ILO: Global Workforce is at Risk as Climate Changes

April 22, 2024 thehrobserver-hrobserver-climatechange-workers-ILO

Over 70% of the global workforce faces the likelihood of being exposed to health risks, including death, due to climate change, said a new report by the International Labour Organisation (ILO).

According to the report Ensuring safety and health at work in a changing climate, climate change is already having a serious impact on the safety and health of workers globally cause hundreds of thousands of death.

They added that the ongoing occupational safety and health protections are inadequate in addressing these risks. The report suggests that more than 2.4 billion workers out of the global workforce of 3.4 billion are at risk of exposure to excessive heat during their work, based on 2020 figures.

Moreover, in this report, the ILO estimates that 18,970 lives and 2.09 million disability-adjusted life years are lost annually due to the 22.87 million occupational injuries, which are attributable to excessive heat. 

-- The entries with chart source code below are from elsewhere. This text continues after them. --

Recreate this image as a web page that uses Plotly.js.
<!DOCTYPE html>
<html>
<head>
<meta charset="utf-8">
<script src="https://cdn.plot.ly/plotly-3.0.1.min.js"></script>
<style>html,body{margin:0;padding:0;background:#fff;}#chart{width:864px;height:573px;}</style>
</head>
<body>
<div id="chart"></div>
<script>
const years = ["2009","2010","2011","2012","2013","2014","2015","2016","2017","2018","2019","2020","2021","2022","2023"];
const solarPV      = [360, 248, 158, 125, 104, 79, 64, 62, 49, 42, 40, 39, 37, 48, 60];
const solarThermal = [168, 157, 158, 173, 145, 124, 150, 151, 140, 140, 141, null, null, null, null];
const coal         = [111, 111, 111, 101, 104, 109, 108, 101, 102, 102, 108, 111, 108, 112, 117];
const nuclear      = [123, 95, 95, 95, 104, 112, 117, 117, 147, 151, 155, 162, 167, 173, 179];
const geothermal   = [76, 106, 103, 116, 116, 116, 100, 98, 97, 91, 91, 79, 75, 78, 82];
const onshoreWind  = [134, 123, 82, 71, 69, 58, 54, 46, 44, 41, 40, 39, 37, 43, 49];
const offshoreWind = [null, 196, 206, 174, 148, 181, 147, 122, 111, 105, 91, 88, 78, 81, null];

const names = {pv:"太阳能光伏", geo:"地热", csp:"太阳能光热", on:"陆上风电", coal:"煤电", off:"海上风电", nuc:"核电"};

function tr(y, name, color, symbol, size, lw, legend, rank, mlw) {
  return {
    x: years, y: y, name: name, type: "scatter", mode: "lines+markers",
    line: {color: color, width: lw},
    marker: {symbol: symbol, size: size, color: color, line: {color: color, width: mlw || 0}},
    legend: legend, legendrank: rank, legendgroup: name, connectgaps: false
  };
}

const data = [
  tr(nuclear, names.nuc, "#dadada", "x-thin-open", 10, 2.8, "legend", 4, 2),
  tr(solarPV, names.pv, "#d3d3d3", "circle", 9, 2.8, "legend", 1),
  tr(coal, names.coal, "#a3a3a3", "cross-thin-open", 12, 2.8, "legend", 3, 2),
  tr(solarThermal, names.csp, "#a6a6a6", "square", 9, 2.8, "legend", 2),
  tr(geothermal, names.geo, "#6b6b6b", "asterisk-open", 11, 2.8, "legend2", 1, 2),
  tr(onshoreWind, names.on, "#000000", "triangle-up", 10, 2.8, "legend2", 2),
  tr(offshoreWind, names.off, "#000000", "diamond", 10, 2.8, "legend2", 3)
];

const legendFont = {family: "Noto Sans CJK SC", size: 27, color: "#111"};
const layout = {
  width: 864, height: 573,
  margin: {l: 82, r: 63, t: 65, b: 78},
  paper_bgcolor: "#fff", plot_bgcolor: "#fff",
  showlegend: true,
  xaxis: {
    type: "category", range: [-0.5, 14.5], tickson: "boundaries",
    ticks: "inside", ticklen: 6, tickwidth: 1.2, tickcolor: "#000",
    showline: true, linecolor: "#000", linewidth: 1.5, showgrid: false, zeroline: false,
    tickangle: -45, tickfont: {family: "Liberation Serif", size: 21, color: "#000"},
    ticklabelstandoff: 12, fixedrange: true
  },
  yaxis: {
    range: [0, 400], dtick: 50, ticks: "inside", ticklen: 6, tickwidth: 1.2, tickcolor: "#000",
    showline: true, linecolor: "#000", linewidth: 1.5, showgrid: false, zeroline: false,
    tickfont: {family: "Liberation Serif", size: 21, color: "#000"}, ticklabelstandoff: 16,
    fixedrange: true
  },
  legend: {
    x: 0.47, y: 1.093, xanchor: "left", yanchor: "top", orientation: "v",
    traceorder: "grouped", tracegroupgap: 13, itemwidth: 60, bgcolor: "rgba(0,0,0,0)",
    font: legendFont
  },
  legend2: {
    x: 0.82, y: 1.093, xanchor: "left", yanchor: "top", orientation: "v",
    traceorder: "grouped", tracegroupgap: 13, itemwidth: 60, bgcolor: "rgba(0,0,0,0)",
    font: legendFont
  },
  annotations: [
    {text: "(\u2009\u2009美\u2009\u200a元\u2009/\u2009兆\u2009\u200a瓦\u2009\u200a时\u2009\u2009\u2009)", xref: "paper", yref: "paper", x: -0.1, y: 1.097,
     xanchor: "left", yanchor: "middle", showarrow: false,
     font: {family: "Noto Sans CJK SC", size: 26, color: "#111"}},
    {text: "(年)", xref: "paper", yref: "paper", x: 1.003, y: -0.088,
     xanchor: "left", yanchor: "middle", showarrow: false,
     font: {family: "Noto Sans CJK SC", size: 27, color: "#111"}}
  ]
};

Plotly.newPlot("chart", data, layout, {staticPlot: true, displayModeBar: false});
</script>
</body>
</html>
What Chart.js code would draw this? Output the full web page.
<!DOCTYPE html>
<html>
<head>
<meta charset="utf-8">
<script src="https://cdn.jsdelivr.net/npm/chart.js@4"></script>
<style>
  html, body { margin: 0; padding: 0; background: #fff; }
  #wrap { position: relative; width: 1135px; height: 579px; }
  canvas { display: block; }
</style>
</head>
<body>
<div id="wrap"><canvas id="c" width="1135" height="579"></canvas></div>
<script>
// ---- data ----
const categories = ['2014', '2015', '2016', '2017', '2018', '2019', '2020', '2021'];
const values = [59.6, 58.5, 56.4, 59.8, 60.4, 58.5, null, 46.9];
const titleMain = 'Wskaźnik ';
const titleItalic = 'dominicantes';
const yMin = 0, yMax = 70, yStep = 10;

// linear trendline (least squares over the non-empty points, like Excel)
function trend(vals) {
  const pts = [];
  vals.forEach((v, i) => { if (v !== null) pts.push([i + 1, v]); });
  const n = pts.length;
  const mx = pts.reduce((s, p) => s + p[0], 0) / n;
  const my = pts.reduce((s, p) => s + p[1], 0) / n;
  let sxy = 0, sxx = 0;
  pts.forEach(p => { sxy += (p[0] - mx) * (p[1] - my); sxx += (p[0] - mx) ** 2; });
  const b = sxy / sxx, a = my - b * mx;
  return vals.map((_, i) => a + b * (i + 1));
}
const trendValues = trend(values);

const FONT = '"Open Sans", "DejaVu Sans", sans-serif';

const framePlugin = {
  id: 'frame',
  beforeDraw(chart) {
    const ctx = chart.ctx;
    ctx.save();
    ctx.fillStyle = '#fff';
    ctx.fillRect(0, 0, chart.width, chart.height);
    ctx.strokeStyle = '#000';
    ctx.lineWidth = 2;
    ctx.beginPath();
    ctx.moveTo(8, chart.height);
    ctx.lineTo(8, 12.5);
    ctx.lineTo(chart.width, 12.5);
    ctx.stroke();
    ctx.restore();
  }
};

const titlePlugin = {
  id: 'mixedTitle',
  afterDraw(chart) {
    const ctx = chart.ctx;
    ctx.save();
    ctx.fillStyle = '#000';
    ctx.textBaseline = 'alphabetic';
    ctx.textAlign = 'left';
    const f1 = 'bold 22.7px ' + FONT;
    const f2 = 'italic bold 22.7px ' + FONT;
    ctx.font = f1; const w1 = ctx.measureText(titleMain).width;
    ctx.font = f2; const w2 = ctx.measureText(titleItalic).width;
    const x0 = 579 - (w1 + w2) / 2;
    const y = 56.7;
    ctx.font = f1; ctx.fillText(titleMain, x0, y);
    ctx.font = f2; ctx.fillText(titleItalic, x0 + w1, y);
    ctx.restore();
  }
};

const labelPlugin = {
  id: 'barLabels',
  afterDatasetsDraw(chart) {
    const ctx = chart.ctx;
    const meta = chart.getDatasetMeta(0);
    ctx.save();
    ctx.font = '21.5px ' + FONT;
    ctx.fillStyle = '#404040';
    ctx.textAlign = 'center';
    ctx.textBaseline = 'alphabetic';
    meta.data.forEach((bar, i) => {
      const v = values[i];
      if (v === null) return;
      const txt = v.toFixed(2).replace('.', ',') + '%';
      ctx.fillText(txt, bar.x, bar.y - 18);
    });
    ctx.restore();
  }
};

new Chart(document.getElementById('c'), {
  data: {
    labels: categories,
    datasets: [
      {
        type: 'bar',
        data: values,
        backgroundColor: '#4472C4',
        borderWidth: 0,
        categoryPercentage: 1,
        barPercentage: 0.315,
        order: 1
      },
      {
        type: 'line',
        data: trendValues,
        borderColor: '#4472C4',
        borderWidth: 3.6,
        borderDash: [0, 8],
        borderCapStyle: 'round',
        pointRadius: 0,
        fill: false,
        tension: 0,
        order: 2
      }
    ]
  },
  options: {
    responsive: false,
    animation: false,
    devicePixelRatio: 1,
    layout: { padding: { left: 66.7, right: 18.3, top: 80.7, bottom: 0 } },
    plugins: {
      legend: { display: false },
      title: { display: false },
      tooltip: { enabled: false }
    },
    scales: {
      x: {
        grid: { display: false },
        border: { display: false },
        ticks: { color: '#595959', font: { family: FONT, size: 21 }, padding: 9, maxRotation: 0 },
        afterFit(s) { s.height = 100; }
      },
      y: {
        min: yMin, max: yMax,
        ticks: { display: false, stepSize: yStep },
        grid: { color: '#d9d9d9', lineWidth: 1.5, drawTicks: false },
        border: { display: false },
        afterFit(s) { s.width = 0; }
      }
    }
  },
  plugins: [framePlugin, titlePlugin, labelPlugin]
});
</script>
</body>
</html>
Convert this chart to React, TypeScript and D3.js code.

“However, the impact of climate change on workers goes well beyond exposure to excessive heat,” the report explains. Therefore, creating a “cocktail of hazards”, which results in a range of dangerous health conditions. These include cancer, cardiovascular disease, respiratory illnesses, kidney dysfunction, and mental health conditions.

“It’s clear that climate change is already creating significant additional health hazards for workers,” said Manal Azzi, OSH Team Lead at the ILO. 

In the agriculture sector alone, over 870 million workers are likely to be exposed to pesticides, with more than 300,000 deaths attributed to pesticide poisoning annually.

The ILO has estimated around 15,000 work-related deaths every year due to exposure to parasitic and vector-borne diseases.

“It is essential that we heed these warnings. Occupational safety and health considerations must become part of our climate change responses – both policies and actions. Working in safe and healthy environments is recognised as one of the ILO’s fundamental principles and rights at work. We must deliver on that commitment in relation to climate change, just as in every other aspect of work,” added Azzi.

Many countries have already put into place new laws to specifically address excessive heat in the working environment. These legislations vary between countries, but they could also include medical surveillance, occupational disease lists, occupational exposure limits (OELs), training and information, risk assessment, and workplace preventive measures.

Last year, the organisation highlighted the “urgently implement OSH measures for all workers impacted by climate-related risks and extreme weather events, addressing the consequences on mental and physical health and promoting safe and healthy working environments.” They had proposed that a tripartite meeting on OSH in extreme weather events and changing weather patterns be organised.

However, targeted policies at the national level alongside effective workplace preventive measures to protect workers from the serious impacts of climate change, remain to be needed.

These include excessive heat, extreme weather events, exposure to hazardous chemicals, air pollution, and infectious diseases, among others. 

“There is an urgent need to address these escalating threats, through the integration of climate and environment concerns into OSH policy and practice at all levels, as well the mainstreaming of OSH concerns into climate change action. This is crucial to protect the safety and health of workers and contribute to the ultimate goal of advancing social justice for all,” said the report.